One of the six widows of South Africa’s Zulu king launched a legal succession bid Tuesday arguing that she is the monarch’s only legitimate widow as they had a civil marriage, while he wed his five other wives only according to traditional rites.

King Goodwill Zwelithini died in March last year at age 72 after 50 years on the throne, leaving behind his six wives and at least 28 children.

Favourite Wife to the King-The late Shiyiwe Mantfombi Dlamini

In his will he had named his favourite, third wife Shiyiwe Mantfombi Dlamini, as regent of the more than 11 million Zulus who make up nearly a fifth of South Africa’s population. But Shiyiwe died suddenly in April just a month after the king, leaving a will designating their son Misuzulu Zulu, 47, to ascend to the throne.

The coronation has yet to take place, and Misuzulu did not attend Tuesday’s hearing.
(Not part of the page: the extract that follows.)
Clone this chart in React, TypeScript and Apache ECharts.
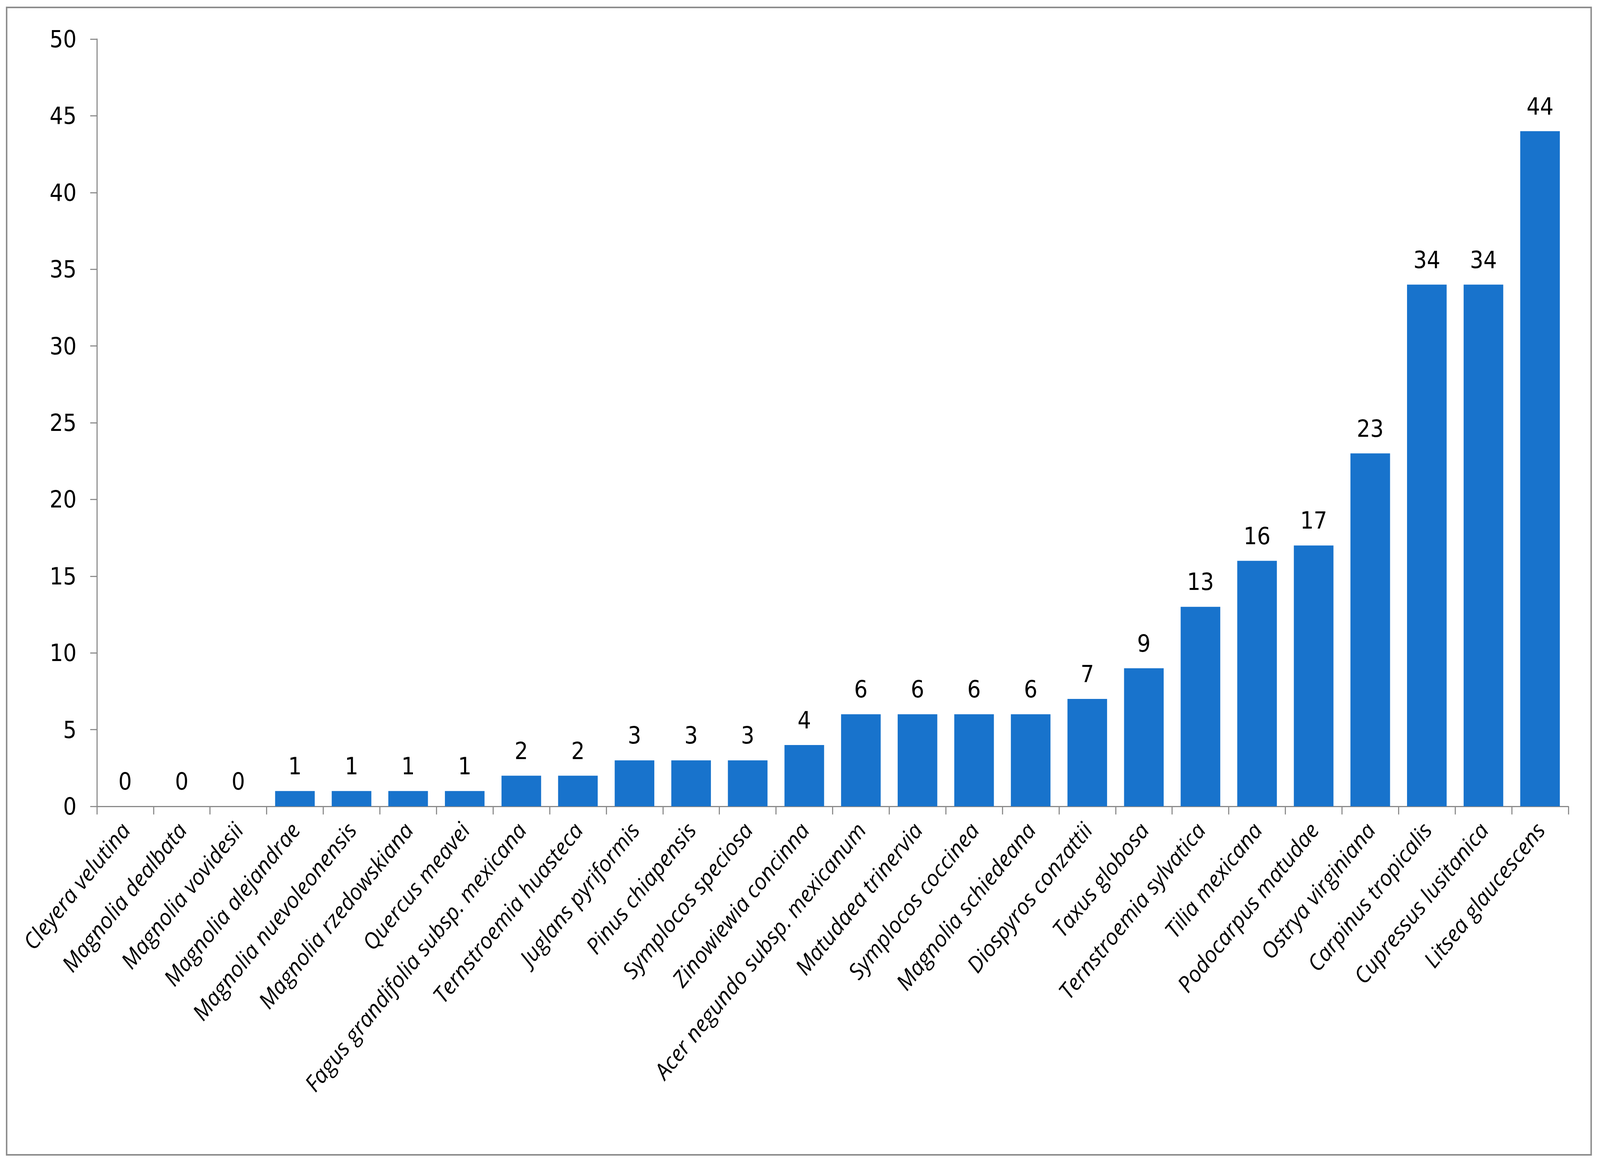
import React, { useEffect, useRef } from "react";
import * as echarts from "echarts";

const categories: string[] = [
  "Cleyera velutina",
  "Magnolia dealbata",
  "Magnolia vovidesii",
  "Magnolia alejandrae",
  "Magnolia nuevoleonensis",
  "Magnolia rzedowskiana",
  "Quercus meavei",
  "Fagus grandifolia subsp. mexicana",
  "Ternstroemia huasteca",
  "Juglans pyriformis",
  "Pinus chiapensis",
  "Symplocos speciosa",
  "Zinowiewia concinna",
  "Acer negundo subsp. mexicanum",
  "Matudaea trinervia",
  "Symplocos coccinea",
  "Magnolia schiedeana",
  "Diospyros conzattii",
  "Taxus globosa",
  "Ternstroemia sylvatica",
  "Tilia mexicana",
  "Podocarpus matudae",
  "Ostrya virginiana",
  "Carpinus tropicalis",
  "Cupressus lusitanica",
  "Litsea glaucescens",
];

const values: number[] = [
  0, 0, 0, 1, 1, 1, 1, 2, 2, 3, 3, 3, 4, 6, 6, 6, 6, 7, 9, 13, 16, 17, 23, 34, 34, 44,
];

const yMin = 0;
const yMax = 50;
const yInterval = 5;

const REF_W = 4345;
const REF_H = 2982;
const numFont = "'Liberation Sans Narrow', 'DejaVu Sans Condensed', 'Roboto Condensed', 'Liberation Sans', sans-serif";
const catFont = "'Open Sans', 'Noto Sans', sans-serif";
const axisGray = "#8a8a8a";

export default function App() {
  const ref = useRef<HTMLDivElement>(null);
  useEffect(() => {
    const el = ref.current;
    if (!el) return;
    const w = el.clientWidth || window.innerWidth;
    const h = el.clientHeight || window.innerHeight;
    const sx = w / REF_W;
    const sy = h / REF_H;
    const s = Math.min(sx, sy);
    const chart = echarts.init(el, undefined, { renderer: "svg", width: w, height: h });
    chart.setOption({
      animation: false,
      backgroundColor: "#ffffff",
      grid: {
        left: 263 * sx,
        right: 86 * sx,
        top: 100 * sy,
        bottom: 918 * sy,
        containLabel: false,
      },
      graphic: [
        {
          type: "rect",
          shape: { x: 18 * sx, y: 19 * sy, width: 4303 * sx, height: 2937 * sy },
          style: { fill: "none", stroke: "#8c8c8c", lineWidth: 4 * s },
          silent: true,
        },
      ],
      xAxis: {
        type: "category",
        data: categories,
        boundaryGap: true,
        axisLine: { show: true, lineStyle: { color: axisGray, width: 3 * s } },
        axisTick: { show: true, length: 22 * s, lineStyle: { color: axisGray, width: 3 * s } },
        axisLabel: {
          interval: 0,
          rotate: 51,
          margin: 52 * s,
          fontFamily: catFont,
          fontStyle: "italic",
          fontSize: 60 * s,
          color: "#000000",
        },
        splitLine: { show: false },
      },
      yAxis: {
        type: "value",
        min: yMin,
        max: yMax,
        interval: yInterval,
        axisLine: { show: true, lineStyle: { color: axisGray, width: 3 * s } },
        axisTick: { show: true, length: 18 * s, lineStyle: { color: axisGray, width: 3 * s } },
        axisLabel: {
          margin: 55 * s,
          fontFamily: numFont,
          fontSize: 64 * s,
          color: "#000000",
        },
        splitLine: { show: false },
      },
      series: [
        {
          type: "bar",
          data: values,
          barCategoryGap: "30%",
          itemStyle: { color: "#1873CC" },
          label: {
            show: true,
            position: "top",
            distance: 36 * s,
            fontFamily: numFont,
            fontSize: 64 * s,
            color: "#000000",
          },
        },
      ],
    });
    return () => chart.dispose();
  }, []);
  return (
    <div
      ref={ref}
      style={{
        position: "fixed",
        left: 0,
        top: 0,
        width: "100vw",
        height: "100vh",
        background: "#fff",
      }}
    />
  );
}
However several other Zulu royals were present, some wearing animal skins around their shoulders or a fur crown on their heads.

Queen Sibongile Dlamini

A lawyer for Queen Sibongile Dlamini, the king’s first wife who is contesting Misuzulu’s right to the throne, asked the court: “Does a civil marriage preclude customary marriage?”

The “validity of the customary marriages is one of the main issues, your worship,” Nigel Redman added. 

The judge, Isaac Madondo, acknowledged that the case presented “not only a legal issue (but also concerned) the conflict of law between common law and custom law”. 

The first queen is also seeking half of the royal inheritance before the court in Pietermaritzburg, capital of South Africa’s eastern KwaZulu-Natal province.

The Zulu king, who had no executive power but wielded great moral influence over his subjects, owned thousands of hectares of land as well as several palaces and other properties.

Some Zulus say royal matters have no business going before a court, and dozens of Zulu warriors wearing animal skins and carrying shields and spears protested outside the courthouse on Tuesday, singing traditional songs.

Queen Sibongile’s two daughters, princesses Ntombizosuthu and Ntandoyenkosi, are for their part contesting the validity of the will. They say a handwriting analysis determined that the signature was forged.

The hearing was to resume on Wednesday.